** Problem requirements **
Leave out the pictures and reproduce all of the data exactly.

** Source excerpt **
· · · ·
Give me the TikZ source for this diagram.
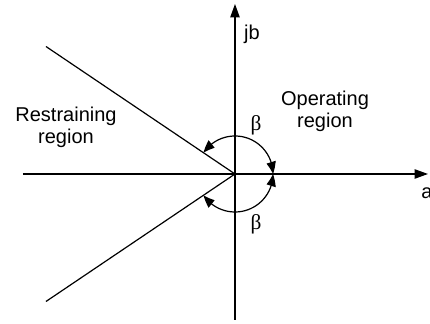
\documentclass[tikz,border=0pt]{standalone}
\usepackage{fontspec}
\setmainfont{Liberation Sans}
\newfontfamily\greekfont{Liberation Serif}
\usetikzlibrary{arrows.meta,bending,positioning,calc}

\begin{document}
\begin{tikzpicture}[>={Triangle[length=10pt,width=7pt]},x=0.75pt,y=0.75pt,line width=0.9pt,
  lbl/.style={font=\fontsize{15}{16.5}\selectfont,align=center,inner sep=0pt},
  grk/.style={font=\greekfont\fontsize{16}{18}\selectfont,inner sep=0pt}]
\useasboundingbox (-235,-150) rectangle (195,174);
\coordinate (O) at (0,0);
\coordinate (aleft) at (-212,0);
\coordinate (aright) at (193,0);
\coordinate (jbot) at (0,-146);
\coordinate (jtop) at (0,170);
\coordinate (lup) at (146:228);
\coordinate (ldown) at (214:228);
% axes
\draw[->] (aleft) -- (aright);
\draw[->] (jbot) -- (jtop);
% boundary lines
\draw (lup) -- (O) -- (ldown);
% angle arcs
\draw[{Triangle[length=9pt,width=7pt,bend]}-{Triangle[length=9pt,width=7pt,bend]}]
  (146:38) arc[start angle=146,end angle=0,radius=38];
\draw[{Triangle[length=9pt,width=7pt,bend]}-{Triangle[length=9pt,width=7pt,bend]}]
  (214:38) arc[start angle=214,end angle=360,radius=38];
% labels
\node[grk] (bup) at (21,49) {β};
\node[grk] (bdown) at (21,-50) {β};
\node[lbl] (jb) at (17,140) {jb};
\node[lbl] (a) at (192,-19) {a};
\node[lbl] (oper) at (90,63) {Operating\\region};
\node[lbl] (restr) at (-169,47) {Restraining\\region};
\end{tikzpicture}
\end{document}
· · · ·
** Correct result **
Give me the TikZ source for this diagram.
\documentclass[tikz,border=0pt]{standalone}
\usepackage{fontspec}
\setmainfont{Liberation Sans}
\newfontfamily\greekfont{Liberation Serif}
\usetikzlibrary{arrows.meta,bending,positioning,calc}

\begin{document}
\begin{tikzpicture}[>={Triangle[length=10pt,width=7pt]},x=0.75pt,y=0.75pt,line width=0.9pt,
  lbl/.style={font=\fontsize{15}{16.5}\selectfont,align=center,inner sep=0pt},
  grk/.style={font=\greekfont\fontsize{16}{18}\selectfont,inner sep=0pt}]
\useasboundingbox (-235,-150) rectangle (195,174);
\coordinate (O) at (0,0);
\coordinate (aleft) at (-212,0);
\coordinate (aright) at (193,0);
\coordinate (jbot) at (0,-146);
\coordinate (jtop) at (0,170);
\coordinate (lup) at (146:228);
\coordinate (ldown) at (214:228);
% axes
\draw[->] (aleft) -- (aright);
\draw[->] (jbot) -- (jtop);
% boundary lines
\draw (lup) -- (O) -- (ldown);
% angle arcs
\draw[{Triangle[length=9pt,width=7pt,bend]}-{Triangle[length=9pt,width=7pt,bend]}]
  (146:38) arc[start angle=146,end angle=0,radius=38];
\draw[{Triangle[length=9pt,width=7pt,bend]}-{Triangle[length=9pt,width=7pt,bend]}]
  (214:38) arc[start angle=214,end angle=360,radius=38];
% labels
\node[grk] (bup) at (21,49) {β};
\node[grk] (bdown) at (21,-50) {β};
\node[lbl] (jb) at (17,140) {jb};
\node[lbl] (a) at (192,-19) {a};
\node[lbl] (oper) at (90,63) {Operating\\region};
\node[lbl] (restr) at (-169,47) {Restraining\\region};
\end{tikzpicture}
\end{document}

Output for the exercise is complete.